■ INSTRUCTIONS TO FOLLOW: Retype only what runs from the beginning of the data through the line with "y_labels = ['0,0', '1,0', '2,0', '3,0', '4,0', '5,0', '6,0']"; please omit the pictures and keep every line exact.

■ COLLECTED MATERIAL:
# # # # # # #

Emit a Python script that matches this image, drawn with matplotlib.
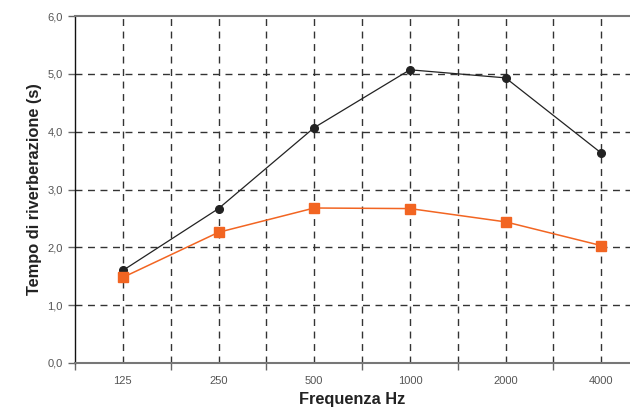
import matplotlib.pyplot as plt
import numpy as np

plt.rcParams['font.family'] = ['Liberation Sans', 'DejaVu Sans']

# dati
freq = ['125', '250', '500', '1000', '2000', '4000']
tempo_nero = [1.60, 2.67, 4.07, 5.07, 4.93, 3.63]
tempo_arancio = [1.48, 2.26, 2.68, 2.67, 2.44, 2.03]
y_ticks = [0, 1, 2, 3, 4, 5, 6]
y_labels = ['0,0', '1,0', '2,0', '3,0', '4,0', '5,0', '6,0']

pos = np.arange(len(freq)) + 0.5

fig = plt.figure(figsize=(6.3, 4.09), dpi=100)
ax = fig.add_axes([75/630, 1 - 363/409, 1 - 75/630, (363 - 16)/409])

# griglia tratteggiata
for x in list(pos) + list(range(1, 6)):
    ax.axvline(x, color='#333333', lw=1, ls=(0, (5, 4)), zorder=1)
for y in y_ticks[1:-1]:
    ax.axhline(y, color='#333333', lw=1, ls=(0, (5, 4)), zorder=1)

ax.plot(pos, tempo_nero, color='#222222', lw=0.9, marker='o', ms=5.5, zorder=3)
ax.plot(pos, tempo_arancio, color='#f26522', lw=1.1, marker='s', ms=6.5, zorder=3)

ax.set_xlim(0, 5.8)
ax.set_ylim(0, 6)

ax.set_xticks(pos)
ax.set_xticklabels(freq)
ax.set_xticks(range(0, 6), minor=True)
ax.tick_params(axis='x', which='major', length=0, pad=9, labelsize=8, labelcolor='#555555')
ax.tick_params(axis='x', which='minor', length=5, width=1, color='#666666', direction='out')
ax.set_yticks(y_ticks)
ax.set_yticklabels(y_labels)
ax.tick_params(axis='y', length=5, width=1, color='#666666', pad=4, labelsize=8, labelcolor='#555555')

ax.spines['right'].set_visible(False)
ax.spines['top'].set_color('#777777')
ax.spines['top'].set_linewidth(1.5)
ax.spines['bottom'].set_color('#777777')
ax.spines['bottom'].set_linewidth(1.5)
ax.spines['left'].set_color('#111111')
ax.spines['left'].set_linewidth(1)

ax.set_xlabel('Frequenza Hz', fontsize=11.8, fontweight='bold', color='#222222', labelpad=5)
ax.set_ylabel('Tempo di riverberazione (s)', fontsize=11.8, fontweight='bold', color='#222222', labelpad=4)

fig.savefig('out.png', dpi=100)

# # # # # # #

■ OUTPUT FOR THIS EXERCISE:
Emit a Python script that matches this image, drawn with matplotlib.
import matplotlib.pyplot as plt
import numpy as np

plt.rcParams['font.family'] = ['Liberation Sans', 'DejaVu Sans']

# dati
freq = ['125', '250', '500', '1000', '2000', '4000']
tempo_nero = [1.60, 2.67, 4.07, 5.07, 4.93, 3.63]
tempo_arancio = [1.48, 2.26, 2.68, 2.67, 2.44, 2.03]
y_ticks = [0, 1, 2, 3, 4, 5, 6]
y_labels = ['0,0', '1,0', '2,0', '3,0', '4,0', '5,0', '6,0']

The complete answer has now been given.